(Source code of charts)
____

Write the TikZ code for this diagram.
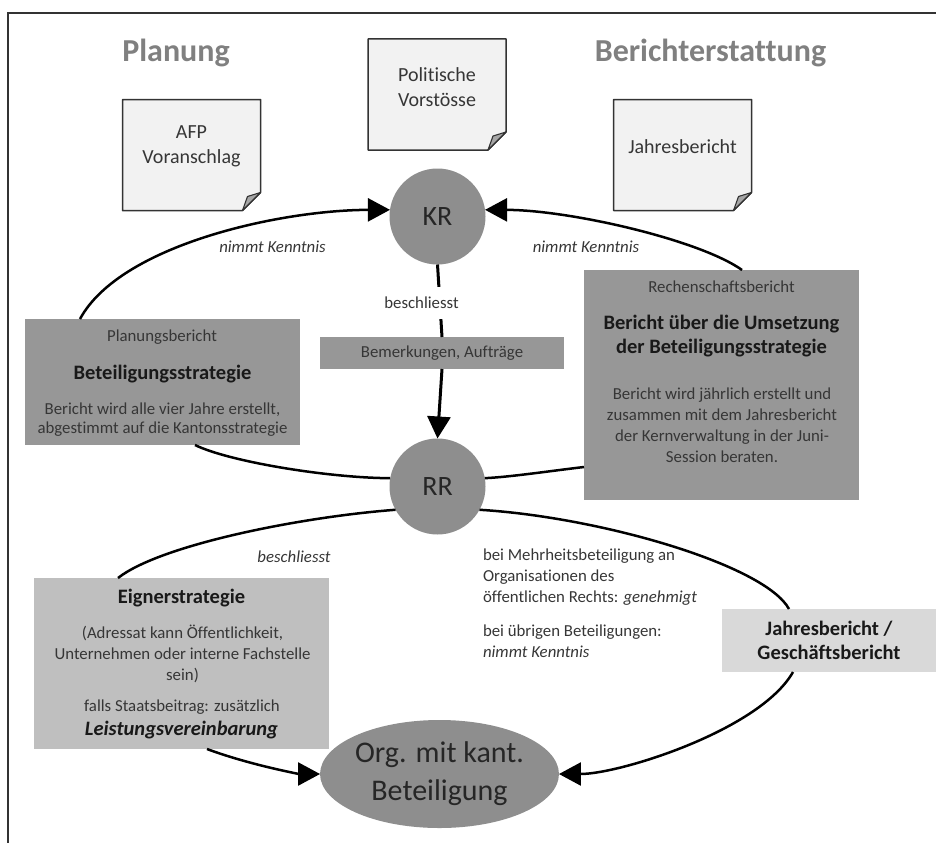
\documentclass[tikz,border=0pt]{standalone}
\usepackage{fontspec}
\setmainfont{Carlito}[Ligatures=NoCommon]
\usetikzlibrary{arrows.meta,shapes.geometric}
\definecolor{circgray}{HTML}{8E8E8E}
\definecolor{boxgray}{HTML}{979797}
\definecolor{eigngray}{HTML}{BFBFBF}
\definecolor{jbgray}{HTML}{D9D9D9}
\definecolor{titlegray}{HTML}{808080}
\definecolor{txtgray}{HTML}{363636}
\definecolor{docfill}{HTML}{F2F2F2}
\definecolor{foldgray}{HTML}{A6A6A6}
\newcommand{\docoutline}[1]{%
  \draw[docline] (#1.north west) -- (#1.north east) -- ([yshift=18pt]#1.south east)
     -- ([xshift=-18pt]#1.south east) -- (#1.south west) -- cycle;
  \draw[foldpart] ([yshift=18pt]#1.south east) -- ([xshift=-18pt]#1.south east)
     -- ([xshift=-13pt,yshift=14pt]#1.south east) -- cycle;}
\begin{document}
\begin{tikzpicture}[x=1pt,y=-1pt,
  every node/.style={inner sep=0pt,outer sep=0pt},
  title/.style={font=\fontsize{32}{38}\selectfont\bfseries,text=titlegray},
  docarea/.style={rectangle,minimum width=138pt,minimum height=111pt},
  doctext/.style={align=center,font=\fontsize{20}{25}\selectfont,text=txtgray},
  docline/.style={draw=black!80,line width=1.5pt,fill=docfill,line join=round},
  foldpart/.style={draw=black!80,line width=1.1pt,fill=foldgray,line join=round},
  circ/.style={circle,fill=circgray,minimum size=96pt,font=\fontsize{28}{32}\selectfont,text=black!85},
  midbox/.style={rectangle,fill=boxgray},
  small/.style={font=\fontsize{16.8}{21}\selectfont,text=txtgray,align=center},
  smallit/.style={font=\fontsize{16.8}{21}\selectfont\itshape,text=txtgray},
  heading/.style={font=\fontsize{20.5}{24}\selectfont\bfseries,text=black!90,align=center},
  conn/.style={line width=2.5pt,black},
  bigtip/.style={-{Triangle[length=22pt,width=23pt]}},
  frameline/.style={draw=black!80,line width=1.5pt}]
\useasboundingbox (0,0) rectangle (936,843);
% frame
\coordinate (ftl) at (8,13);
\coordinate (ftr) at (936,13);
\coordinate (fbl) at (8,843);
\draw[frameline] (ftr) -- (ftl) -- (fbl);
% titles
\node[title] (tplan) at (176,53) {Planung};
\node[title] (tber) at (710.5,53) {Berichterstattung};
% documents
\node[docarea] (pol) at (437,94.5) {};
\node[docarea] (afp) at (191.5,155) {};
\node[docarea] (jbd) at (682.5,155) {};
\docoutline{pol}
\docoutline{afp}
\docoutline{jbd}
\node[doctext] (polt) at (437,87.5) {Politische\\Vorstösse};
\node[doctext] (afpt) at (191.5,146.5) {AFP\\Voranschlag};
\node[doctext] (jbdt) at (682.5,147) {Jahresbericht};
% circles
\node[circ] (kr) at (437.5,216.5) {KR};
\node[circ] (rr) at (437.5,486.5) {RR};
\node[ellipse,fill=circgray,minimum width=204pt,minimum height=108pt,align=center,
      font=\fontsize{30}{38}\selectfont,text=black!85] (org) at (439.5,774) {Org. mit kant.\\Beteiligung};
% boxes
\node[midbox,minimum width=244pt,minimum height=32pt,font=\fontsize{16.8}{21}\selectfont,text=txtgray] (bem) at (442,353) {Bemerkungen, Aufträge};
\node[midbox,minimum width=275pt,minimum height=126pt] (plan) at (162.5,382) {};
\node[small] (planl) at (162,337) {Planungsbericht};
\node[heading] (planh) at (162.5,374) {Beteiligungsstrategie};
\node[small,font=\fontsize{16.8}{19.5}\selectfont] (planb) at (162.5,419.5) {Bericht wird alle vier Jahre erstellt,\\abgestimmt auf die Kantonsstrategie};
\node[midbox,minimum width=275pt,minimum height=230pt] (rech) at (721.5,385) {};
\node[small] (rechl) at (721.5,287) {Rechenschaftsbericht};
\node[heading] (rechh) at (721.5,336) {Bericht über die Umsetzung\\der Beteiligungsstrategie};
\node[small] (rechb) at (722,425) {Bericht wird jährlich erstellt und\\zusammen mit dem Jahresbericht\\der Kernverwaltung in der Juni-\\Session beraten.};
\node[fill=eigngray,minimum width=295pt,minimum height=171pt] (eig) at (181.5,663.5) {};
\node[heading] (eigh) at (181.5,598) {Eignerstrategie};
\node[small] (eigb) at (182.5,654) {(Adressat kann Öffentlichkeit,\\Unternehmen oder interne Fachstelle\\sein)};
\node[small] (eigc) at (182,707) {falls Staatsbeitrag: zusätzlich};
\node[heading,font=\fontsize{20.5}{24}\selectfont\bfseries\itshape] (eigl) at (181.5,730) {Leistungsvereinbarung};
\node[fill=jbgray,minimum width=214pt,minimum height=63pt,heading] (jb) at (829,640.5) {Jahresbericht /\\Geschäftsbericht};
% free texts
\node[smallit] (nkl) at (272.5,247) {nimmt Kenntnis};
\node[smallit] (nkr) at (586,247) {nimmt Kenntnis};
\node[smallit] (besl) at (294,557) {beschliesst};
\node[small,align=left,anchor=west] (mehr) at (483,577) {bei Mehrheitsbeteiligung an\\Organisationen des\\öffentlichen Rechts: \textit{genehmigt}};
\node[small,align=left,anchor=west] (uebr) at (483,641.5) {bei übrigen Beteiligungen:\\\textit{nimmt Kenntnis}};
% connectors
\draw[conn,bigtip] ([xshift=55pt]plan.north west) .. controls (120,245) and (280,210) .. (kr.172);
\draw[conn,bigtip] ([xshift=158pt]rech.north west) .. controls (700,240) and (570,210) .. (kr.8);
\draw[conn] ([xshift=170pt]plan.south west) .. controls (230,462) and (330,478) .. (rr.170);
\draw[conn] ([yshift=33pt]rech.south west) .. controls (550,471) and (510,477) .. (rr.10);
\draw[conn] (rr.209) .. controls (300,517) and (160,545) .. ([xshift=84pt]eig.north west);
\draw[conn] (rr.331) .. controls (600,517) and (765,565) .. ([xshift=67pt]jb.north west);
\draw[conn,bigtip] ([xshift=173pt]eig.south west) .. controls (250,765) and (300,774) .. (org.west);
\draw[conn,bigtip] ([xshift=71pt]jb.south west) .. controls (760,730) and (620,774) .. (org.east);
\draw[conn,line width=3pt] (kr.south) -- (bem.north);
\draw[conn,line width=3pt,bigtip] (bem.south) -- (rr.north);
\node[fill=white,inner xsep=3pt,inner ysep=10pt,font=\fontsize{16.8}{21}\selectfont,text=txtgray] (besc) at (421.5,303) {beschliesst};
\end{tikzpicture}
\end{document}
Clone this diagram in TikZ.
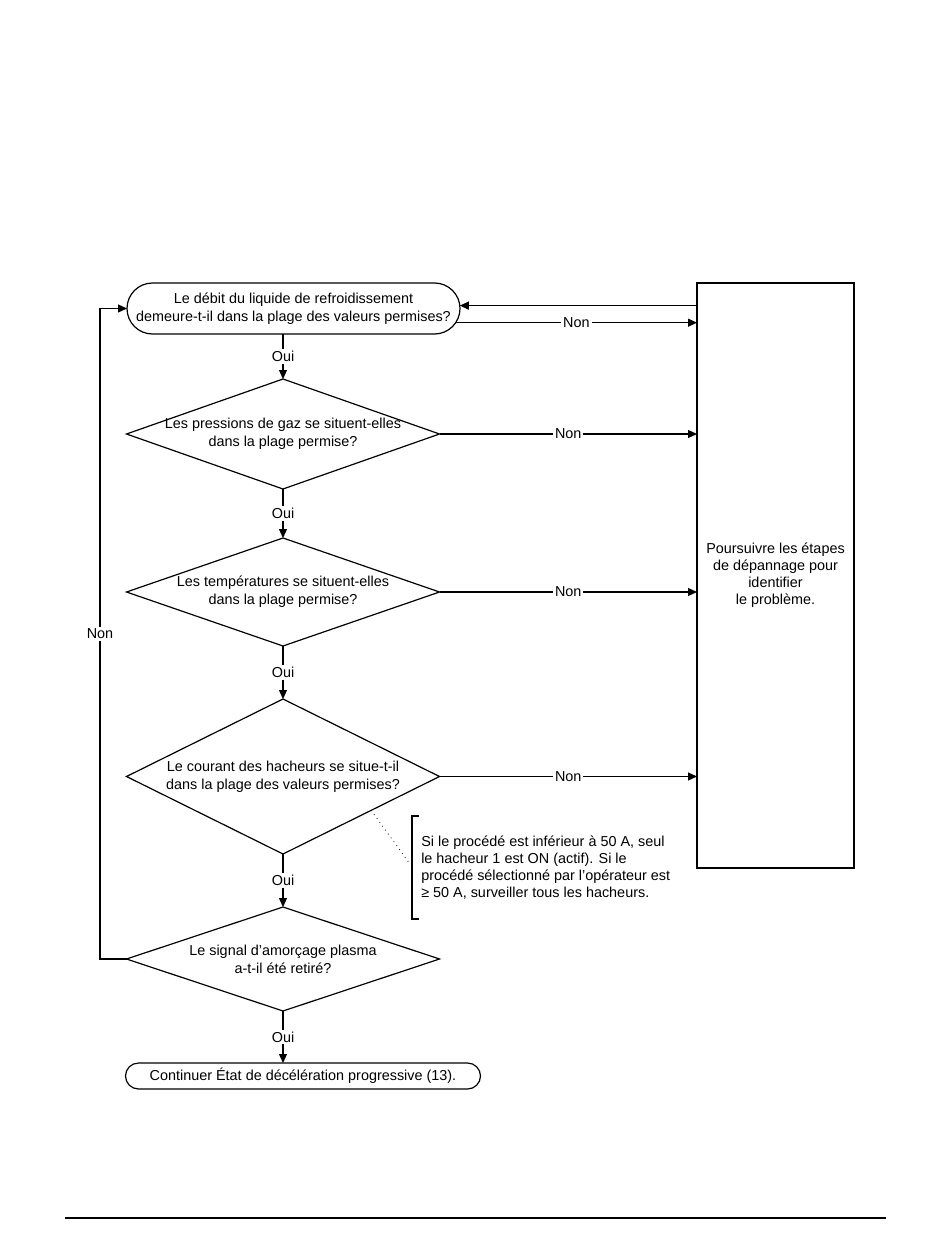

____

The data above needs to be retyped exactly, with the images left out.

● **Exercise result**:
Write the TikZ code for this diagram.
\documentclass[tikz,border=0pt]{standalone}
\usepackage{fontspec}
\setmainfont{Carlito}[Ligatures=NoCommon]
\usetikzlibrary{arrows.meta,shapes.geometric}
\definecolor{circgray}{HTML}{8E8E8E}
\definecolor{boxgray}{HTML}{979797}
\definecolor{eigngray}{HTML}{BFBFBF}
\definecolor{jbgray}{HTML}{D9D9D9}
\definecolor{titlegray}{HTML}{808080}
\definecolor{txtgray}{HTML}{363636}
\definecolor{docfill}{HTML}{F2F2F2}
\definecolor{foldgray}{HTML}{A6A6A6}
\newcommand{\docoutline}[1]{%
  \draw[docline] (#1.north west) -- (#1.north east) -- ([yshift=18pt]#1.south east)
     -- ([xshift=-18pt]#1.south east) -- (#1.south west) -- cycle;
  \draw[foldpart] ([yshift=18pt]#1.south east) -- ([xshift=-18pt]#1.south east)
     -- ([xshift=-13pt,yshift=14pt]#1.south east) -- cycle;}
\begin{document}
\begin{tikzpicture}[x=1pt,y=-1pt,
  every node/.style={inner sep=0pt,outer sep=0pt},
  title/.style={font=\fontsize{32}{38}\selectfont\bfseries,text=titlegray},
  docarea/.style={rectangle,minimum width=138pt,minimum height=111pt},
  doctext/.style={align=center,font=\fontsize{20}{25}\selectfont,text=txtgray},
  docline/.style={draw=black!80,line width=1.5pt,fill=docfill,line join=round},
  foldpart/.style={draw=black!80,line width=1.1pt,fill=foldgray,line join=round},
  circ/.style={circle,fill=circgray,minimum size=96pt,font=\fontsize{28}{32}\selectfont,text=black!85},
  midbox/.style={rectangle,fill=boxgray},
  small/.style={font=\fontsize{16.8}{21}\selectfont,text=txtgray,align=center},
  smallit/.style={font=\fontsize{16.8}{21}\selectfont\itshape,text=txtgray},
  heading/.style={font=\fontsize{20.5}{24}\selectfont\bfseries,text=black!90,align=center},
  conn/.style={line width=2.5pt,black},
  bigtip/.style={-{Triangle[length=22pt,width=23pt]}},
  frameline/.style={draw=black!80,line width=1.5pt}]
\useasboundingbox (0,0) rectangle (936,843);
% frame
\coordinate (ftl) at (8,13);
\coordinate (ftr) at (936,13);
\coordinate (fbl) at (8,843);
\draw[frameline] (ftr) -- (ftl) -- (fbl);
% titles
\node[title] (tplan) at (176,53) {Planung};
\node[title] (tber) at (710.5,53) {Berichterstattung};
% documents
\node[docarea] (pol) at (437,94.5) {};
\node[docarea] (afp) at (191.5,155) {};
\node[docarea] (jbd) at (682.5,155) {};
\docoutline{pol}
\docoutline{afp}
\docoutline{jbd}
\node[doctext] (polt) at (437,87.5) {Politische\\Vorstösse};
\node[doctext] (afpt) at (191.5,146.5) {AFP\\Voranschlag};
\node[doctext] (jbdt) at (682.5,147) {Jahresbericht};
% circles
\node[circ] (kr) at (437.5,216.5) {KR};
\node[circ] (rr) at (437.5,486.5) {RR};
\node[ellipse,fill=circgray,minimum width=204pt,minimum height=108pt,align=center,
      font=\fontsize{30}{38}\selectfont,text=black!85] (org) at (439.5,774) {Org. mit kant.\\Beteiligung};
% boxes
\node[midbox,minimum width=244pt,minimum height=32pt,font=\fontsize{16.8}{21}\selectfont,text=txtgray] (bem) at (442,353) {Bemerkungen, Aufträge};
\node[midbox,minimum width=275pt,minimum height=126pt] (plan) at (162.5,382) {};
\node[small] (planl) at (162,337) {Planungsbericht};
\node[heading] (planh) at (162.5,374) {Beteiligungsstrategie};
\node[small,font=\fontsize{16.8}{19.5}\selectfont] (planb) at (162.5,419.5) {Bericht wird alle vier Jahre erstellt,\\abgestimmt auf die Kantonsstrategie};
\node[midbox,minimum width=275pt,minimum height=230pt] (rech) at (721.5,385) {};
\node[small] (rechl) at (721.5,287) {Rechenschaftsbericht};
\node[heading] (rechh) at (721.5,336) {Bericht über die Umsetzung\\der Beteiligungsstrategie};
\node[small] (rechb) at (722,425) {Bericht wird jährlich erstellt und\\zusammen mit dem Jahresbericht\\der Kernverwaltung in der Juni-\\Session beraten.};
\node[fill=eigngray,minimum width=295pt,minimum height=171pt] (eig) at (181.5,663.5) {};
\node[heading] (eigh) at (181.5,598) {Eignerstrategie};
\node[small] (eigb) at (182.5,654) {(Adressat kann Öffentlichkeit,\\Unternehmen oder interne Fachstelle\\sein)};
\node[small] (eigc) at (182,707) {falls Staatsbeitrag: zusätzlich};
\node[heading,font=\fontsize{20.5}{24}\selectfont\bfseries\itshape] (eigl) at (181.5,730) {Leistungsvereinbarung};
\node[fill=jbgray,minimum width=214pt,minimum height=63pt,heading] (jb) at (829,640.5) {Jahresbericht /\\Geschäftsbericht};
% free texts
\node[smallit] (nkl) at (272.5,247) {nimmt Kenntnis};
\node[smallit] (nkr) at (586,247) {nimmt Kenntnis};
\node[smallit] (besl) at (294,557) {beschliesst};
\node[small,align=left,anchor=west] (mehr) at (483,577) {bei Mehrheitsbeteiligung an\\Organisationen des\\öffentlichen Rechts: \textit{genehmigt}};
\node[small,align=left,anchor=west] (uebr) at (483,641.5) {bei übrigen Beteiligungen:\\\textit{nimmt Kenntnis}};
% connectors
\draw[conn,bigtip] ([xshift=55pt]plan.north west) .. controls (120,245) and (280,210) .. (kr.172);
\draw[conn,bigtip] ([xshift=158pt]rech.north west) .. controls (700,240) and (570,210) .. (kr.8);
\draw[conn] ([xshift=170pt]plan.south west) .. controls (230,462) and (330,478) .. (rr.170);
\draw[conn] ([yshift=33pt]rech.south west) .. controls (550,471) and (510,477) .. (rr.10);
\draw[conn] (rr.209) .. controls (300,517) and (160,545) .. ([xshift=84pt]eig.north west);
\draw[conn] (rr.331) .. controls (600,517) and (765,565) .. ([xshift=67pt]jb.north west);
\draw[conn,bigtip] ([xshift=173pt]eig.south west) .. controls (250,765) and (300,774) .. (org.west);
\draw[conn,bigtip] ([xshift=71pt]jb.south west) .. controls (760,730) and (620,774) .. (org.east);
\draw[conn,line width=3pt] (kr.south) -- (bem.north);
\draw[conn,line width=3pt,bigtip] (bem.south) -- (rr.north);
\node[fill=white,inner xsep=3pt,inner ysep=10pt,font=\fontsize{16.8}{21}\selectfont,text=txtgray] (besc) at (421.5,303) {beschliesst};
\end{tikzpicture}
\end{document}
Clone this diagram in TikZ.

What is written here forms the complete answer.